Rows from a dataset of charts and code ::
---+---
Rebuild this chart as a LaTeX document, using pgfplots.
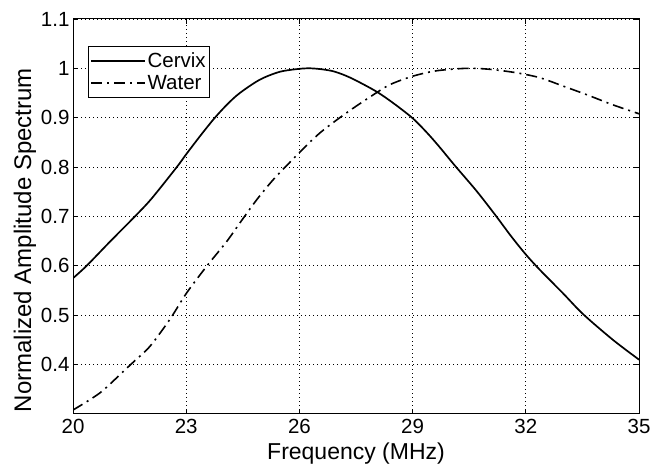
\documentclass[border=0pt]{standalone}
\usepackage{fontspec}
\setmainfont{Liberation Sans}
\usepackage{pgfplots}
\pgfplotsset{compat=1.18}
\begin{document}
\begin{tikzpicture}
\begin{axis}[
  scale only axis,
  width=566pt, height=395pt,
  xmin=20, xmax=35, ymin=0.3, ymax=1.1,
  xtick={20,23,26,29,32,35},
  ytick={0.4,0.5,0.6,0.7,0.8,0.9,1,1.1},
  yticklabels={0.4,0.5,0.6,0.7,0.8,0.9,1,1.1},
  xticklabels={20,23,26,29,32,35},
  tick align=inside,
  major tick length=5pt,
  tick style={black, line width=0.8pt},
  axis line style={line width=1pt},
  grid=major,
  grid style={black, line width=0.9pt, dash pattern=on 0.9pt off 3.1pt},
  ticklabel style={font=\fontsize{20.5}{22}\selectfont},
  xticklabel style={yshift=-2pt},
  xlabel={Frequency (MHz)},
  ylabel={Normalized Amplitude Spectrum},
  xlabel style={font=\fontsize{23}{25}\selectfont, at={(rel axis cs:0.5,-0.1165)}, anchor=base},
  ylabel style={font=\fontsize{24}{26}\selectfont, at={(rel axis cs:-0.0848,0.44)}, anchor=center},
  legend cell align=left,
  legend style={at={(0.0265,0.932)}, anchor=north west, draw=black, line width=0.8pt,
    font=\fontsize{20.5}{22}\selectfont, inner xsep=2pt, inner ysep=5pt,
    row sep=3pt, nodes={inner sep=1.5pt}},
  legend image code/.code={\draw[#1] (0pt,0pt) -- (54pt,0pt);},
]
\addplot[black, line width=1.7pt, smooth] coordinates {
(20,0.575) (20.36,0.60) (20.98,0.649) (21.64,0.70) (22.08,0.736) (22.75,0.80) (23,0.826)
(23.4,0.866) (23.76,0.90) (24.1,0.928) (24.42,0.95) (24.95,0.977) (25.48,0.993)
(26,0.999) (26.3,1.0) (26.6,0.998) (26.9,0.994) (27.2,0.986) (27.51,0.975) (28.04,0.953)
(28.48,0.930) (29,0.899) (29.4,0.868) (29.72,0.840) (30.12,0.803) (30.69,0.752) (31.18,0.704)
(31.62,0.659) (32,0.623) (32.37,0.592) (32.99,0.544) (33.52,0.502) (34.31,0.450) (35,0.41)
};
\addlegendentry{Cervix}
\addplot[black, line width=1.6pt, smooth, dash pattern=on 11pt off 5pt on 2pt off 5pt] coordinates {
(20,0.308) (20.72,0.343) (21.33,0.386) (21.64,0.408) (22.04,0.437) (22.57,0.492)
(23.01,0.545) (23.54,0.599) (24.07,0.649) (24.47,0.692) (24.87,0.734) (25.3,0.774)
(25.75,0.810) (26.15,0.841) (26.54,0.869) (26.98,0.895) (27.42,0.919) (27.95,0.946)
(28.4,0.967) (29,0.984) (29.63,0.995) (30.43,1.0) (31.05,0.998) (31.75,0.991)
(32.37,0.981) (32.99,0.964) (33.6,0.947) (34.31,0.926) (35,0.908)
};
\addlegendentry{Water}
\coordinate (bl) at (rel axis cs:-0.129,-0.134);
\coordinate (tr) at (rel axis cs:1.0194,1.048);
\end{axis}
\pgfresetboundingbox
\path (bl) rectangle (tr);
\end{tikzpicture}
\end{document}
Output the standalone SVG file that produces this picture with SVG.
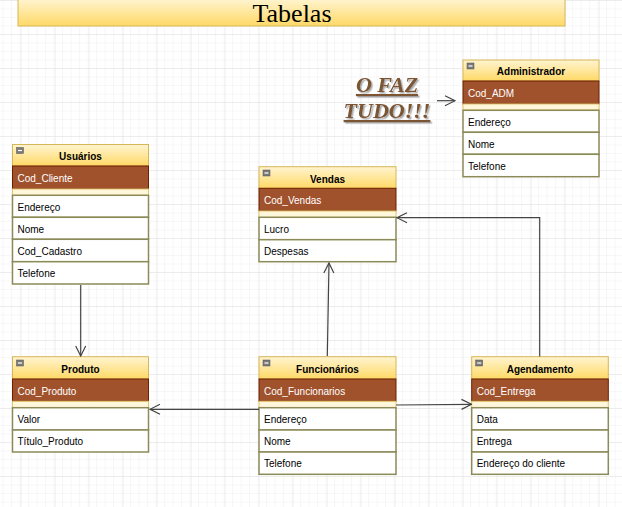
---+---
What is required ::
Every line of the records that includes the word "standalone" should be gathered.

Output ::
\documentclass[border=0pt]{standalone}
Output the standalone SVG file that produces this picture with SVG.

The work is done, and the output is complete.